> Exercise description
Exactly retype the lines of the material from its first line to the line with "from bokeh.resources import INLINE", including both.

################

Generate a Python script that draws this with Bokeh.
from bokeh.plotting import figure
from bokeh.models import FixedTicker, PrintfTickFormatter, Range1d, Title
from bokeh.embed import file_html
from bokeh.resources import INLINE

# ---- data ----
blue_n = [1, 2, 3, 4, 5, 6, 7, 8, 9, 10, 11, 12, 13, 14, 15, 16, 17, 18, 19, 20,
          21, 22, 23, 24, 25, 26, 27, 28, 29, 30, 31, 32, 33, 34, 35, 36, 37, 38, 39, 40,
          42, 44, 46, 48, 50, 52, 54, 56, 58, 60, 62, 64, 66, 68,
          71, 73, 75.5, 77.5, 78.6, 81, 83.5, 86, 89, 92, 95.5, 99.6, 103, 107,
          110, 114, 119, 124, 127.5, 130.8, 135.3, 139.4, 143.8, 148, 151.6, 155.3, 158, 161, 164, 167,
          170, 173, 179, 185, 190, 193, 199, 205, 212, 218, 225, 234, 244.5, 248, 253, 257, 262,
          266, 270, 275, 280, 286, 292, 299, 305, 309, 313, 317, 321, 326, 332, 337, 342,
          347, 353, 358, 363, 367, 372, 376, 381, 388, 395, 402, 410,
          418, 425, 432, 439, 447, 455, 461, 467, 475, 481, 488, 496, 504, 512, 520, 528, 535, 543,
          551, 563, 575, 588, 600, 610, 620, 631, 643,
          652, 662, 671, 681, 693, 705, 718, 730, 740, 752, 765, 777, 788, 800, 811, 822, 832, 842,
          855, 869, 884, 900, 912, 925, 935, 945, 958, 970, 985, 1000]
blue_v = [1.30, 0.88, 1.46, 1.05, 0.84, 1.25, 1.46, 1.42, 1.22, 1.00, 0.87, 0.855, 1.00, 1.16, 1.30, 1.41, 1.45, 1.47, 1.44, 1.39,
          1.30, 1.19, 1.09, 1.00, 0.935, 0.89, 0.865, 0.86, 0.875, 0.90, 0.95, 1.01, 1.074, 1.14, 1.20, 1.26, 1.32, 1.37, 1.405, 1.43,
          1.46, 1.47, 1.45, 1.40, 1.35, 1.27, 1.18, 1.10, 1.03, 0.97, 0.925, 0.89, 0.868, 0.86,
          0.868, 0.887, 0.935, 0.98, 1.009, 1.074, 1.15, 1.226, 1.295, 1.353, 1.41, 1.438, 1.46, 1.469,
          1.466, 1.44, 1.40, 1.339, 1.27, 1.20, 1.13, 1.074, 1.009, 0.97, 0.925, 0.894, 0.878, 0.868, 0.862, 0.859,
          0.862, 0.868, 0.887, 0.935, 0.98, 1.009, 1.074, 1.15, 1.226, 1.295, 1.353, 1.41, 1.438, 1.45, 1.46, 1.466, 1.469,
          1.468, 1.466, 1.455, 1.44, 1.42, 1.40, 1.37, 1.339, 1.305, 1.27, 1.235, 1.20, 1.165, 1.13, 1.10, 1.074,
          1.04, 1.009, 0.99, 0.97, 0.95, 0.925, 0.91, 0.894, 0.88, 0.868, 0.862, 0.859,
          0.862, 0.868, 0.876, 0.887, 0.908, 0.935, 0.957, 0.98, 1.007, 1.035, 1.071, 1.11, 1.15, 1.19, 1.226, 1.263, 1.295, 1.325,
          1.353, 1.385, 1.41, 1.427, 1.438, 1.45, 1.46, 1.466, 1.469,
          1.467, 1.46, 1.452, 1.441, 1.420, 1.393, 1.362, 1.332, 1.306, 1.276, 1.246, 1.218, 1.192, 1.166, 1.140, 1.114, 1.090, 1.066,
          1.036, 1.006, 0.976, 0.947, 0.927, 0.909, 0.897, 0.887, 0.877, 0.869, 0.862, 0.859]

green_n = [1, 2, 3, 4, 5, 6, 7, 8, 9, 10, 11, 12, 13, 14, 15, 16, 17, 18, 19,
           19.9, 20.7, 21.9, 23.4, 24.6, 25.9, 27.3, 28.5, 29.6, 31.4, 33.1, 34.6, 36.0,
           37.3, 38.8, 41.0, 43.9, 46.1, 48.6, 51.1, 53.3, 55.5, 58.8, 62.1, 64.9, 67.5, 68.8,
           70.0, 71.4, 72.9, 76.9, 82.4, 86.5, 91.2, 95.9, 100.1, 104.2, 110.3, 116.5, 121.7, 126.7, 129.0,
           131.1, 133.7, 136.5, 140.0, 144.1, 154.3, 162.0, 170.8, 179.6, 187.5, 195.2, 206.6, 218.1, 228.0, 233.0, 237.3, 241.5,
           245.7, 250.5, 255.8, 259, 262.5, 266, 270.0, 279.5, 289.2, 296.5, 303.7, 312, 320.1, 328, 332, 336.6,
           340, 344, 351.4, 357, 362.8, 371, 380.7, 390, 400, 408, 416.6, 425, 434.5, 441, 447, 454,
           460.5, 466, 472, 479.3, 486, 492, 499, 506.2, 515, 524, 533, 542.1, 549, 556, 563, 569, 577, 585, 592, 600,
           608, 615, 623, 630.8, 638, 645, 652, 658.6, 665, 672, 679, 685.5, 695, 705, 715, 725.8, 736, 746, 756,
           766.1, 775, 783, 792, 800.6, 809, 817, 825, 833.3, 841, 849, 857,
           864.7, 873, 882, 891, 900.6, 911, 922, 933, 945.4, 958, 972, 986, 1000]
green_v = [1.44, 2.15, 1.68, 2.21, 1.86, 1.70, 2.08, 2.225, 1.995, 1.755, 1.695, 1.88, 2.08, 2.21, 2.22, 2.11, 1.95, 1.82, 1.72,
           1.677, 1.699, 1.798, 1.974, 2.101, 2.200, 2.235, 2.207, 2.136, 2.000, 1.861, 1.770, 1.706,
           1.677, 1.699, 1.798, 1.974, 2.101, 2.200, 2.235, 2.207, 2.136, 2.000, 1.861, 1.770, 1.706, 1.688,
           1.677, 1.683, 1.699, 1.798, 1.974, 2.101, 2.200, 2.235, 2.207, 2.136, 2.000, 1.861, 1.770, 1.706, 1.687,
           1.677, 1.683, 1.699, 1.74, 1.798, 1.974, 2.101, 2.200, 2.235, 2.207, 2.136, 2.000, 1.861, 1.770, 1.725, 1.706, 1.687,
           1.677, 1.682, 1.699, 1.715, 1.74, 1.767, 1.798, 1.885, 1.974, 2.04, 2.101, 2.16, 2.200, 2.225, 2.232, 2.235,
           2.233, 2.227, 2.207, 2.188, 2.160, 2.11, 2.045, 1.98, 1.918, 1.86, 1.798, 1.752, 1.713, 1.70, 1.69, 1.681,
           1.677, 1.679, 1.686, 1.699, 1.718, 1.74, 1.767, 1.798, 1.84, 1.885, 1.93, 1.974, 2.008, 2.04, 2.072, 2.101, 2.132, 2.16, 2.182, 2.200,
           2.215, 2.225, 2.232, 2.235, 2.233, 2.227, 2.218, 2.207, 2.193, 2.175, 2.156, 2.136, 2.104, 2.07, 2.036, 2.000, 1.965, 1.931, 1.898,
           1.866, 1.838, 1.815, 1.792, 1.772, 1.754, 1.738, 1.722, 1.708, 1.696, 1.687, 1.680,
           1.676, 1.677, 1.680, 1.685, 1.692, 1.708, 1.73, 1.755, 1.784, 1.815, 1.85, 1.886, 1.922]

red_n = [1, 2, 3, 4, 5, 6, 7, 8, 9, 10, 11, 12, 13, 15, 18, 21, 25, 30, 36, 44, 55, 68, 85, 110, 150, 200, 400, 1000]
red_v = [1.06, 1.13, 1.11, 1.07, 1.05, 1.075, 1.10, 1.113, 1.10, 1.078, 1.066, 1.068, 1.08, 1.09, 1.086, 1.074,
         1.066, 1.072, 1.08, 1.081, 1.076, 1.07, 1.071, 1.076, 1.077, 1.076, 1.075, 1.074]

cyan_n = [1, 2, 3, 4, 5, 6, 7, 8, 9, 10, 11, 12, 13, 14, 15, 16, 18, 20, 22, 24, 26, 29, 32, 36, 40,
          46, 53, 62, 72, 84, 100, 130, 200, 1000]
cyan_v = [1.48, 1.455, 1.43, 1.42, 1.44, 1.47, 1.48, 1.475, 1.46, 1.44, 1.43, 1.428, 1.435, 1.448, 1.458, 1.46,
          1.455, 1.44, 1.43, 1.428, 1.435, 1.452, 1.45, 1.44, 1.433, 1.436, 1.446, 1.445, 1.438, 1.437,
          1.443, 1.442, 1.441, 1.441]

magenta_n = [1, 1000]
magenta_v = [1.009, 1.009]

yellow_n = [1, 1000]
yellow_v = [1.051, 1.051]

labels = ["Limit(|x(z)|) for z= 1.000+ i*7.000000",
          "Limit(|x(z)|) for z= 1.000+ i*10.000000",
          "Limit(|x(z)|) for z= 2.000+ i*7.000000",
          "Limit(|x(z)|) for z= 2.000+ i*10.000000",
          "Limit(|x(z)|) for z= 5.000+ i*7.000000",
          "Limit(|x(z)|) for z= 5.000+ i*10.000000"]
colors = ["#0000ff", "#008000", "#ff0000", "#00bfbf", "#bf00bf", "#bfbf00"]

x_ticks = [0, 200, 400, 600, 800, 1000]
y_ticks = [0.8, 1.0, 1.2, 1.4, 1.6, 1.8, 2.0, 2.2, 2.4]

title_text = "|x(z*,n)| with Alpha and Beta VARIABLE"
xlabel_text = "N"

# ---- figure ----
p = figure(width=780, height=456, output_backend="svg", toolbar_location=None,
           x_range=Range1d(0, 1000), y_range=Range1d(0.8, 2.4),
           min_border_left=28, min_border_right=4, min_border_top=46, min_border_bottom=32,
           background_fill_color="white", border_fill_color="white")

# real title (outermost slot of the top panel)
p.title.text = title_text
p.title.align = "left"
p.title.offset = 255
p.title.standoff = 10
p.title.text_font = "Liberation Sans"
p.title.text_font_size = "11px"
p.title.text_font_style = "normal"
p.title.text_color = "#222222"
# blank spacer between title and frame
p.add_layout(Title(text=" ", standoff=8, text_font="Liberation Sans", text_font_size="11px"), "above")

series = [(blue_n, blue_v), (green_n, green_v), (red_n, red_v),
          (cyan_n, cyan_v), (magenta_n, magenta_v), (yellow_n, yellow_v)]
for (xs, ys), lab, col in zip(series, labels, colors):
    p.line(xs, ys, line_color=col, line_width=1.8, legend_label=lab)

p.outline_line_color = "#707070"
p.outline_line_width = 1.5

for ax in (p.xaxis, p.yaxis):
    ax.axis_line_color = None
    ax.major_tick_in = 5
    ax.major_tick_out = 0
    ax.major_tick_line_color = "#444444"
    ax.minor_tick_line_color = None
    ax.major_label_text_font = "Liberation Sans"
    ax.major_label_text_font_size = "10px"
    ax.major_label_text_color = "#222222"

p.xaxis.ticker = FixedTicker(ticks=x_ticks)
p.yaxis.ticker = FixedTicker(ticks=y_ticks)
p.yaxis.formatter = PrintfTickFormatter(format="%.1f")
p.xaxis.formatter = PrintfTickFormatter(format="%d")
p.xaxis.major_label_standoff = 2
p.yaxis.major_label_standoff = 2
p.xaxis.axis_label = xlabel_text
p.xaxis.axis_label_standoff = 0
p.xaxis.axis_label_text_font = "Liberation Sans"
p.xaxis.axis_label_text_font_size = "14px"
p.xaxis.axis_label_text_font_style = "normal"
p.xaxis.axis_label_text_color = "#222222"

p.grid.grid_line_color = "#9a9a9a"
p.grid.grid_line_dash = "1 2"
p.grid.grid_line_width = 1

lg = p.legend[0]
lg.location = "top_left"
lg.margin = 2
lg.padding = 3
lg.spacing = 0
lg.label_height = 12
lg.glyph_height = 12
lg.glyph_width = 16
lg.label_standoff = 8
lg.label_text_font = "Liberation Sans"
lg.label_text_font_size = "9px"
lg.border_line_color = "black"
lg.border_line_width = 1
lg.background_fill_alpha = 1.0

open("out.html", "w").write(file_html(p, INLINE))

################

> Exercise answer
Generate a Python script that draws this with Bokeh.
from bokeh.plotting import figure
from bokeh.models import FixedTicker, PrintfTickFormatter, Range1d, Title
from bokeh.embed import file_html
from bokeh.resources import INLINE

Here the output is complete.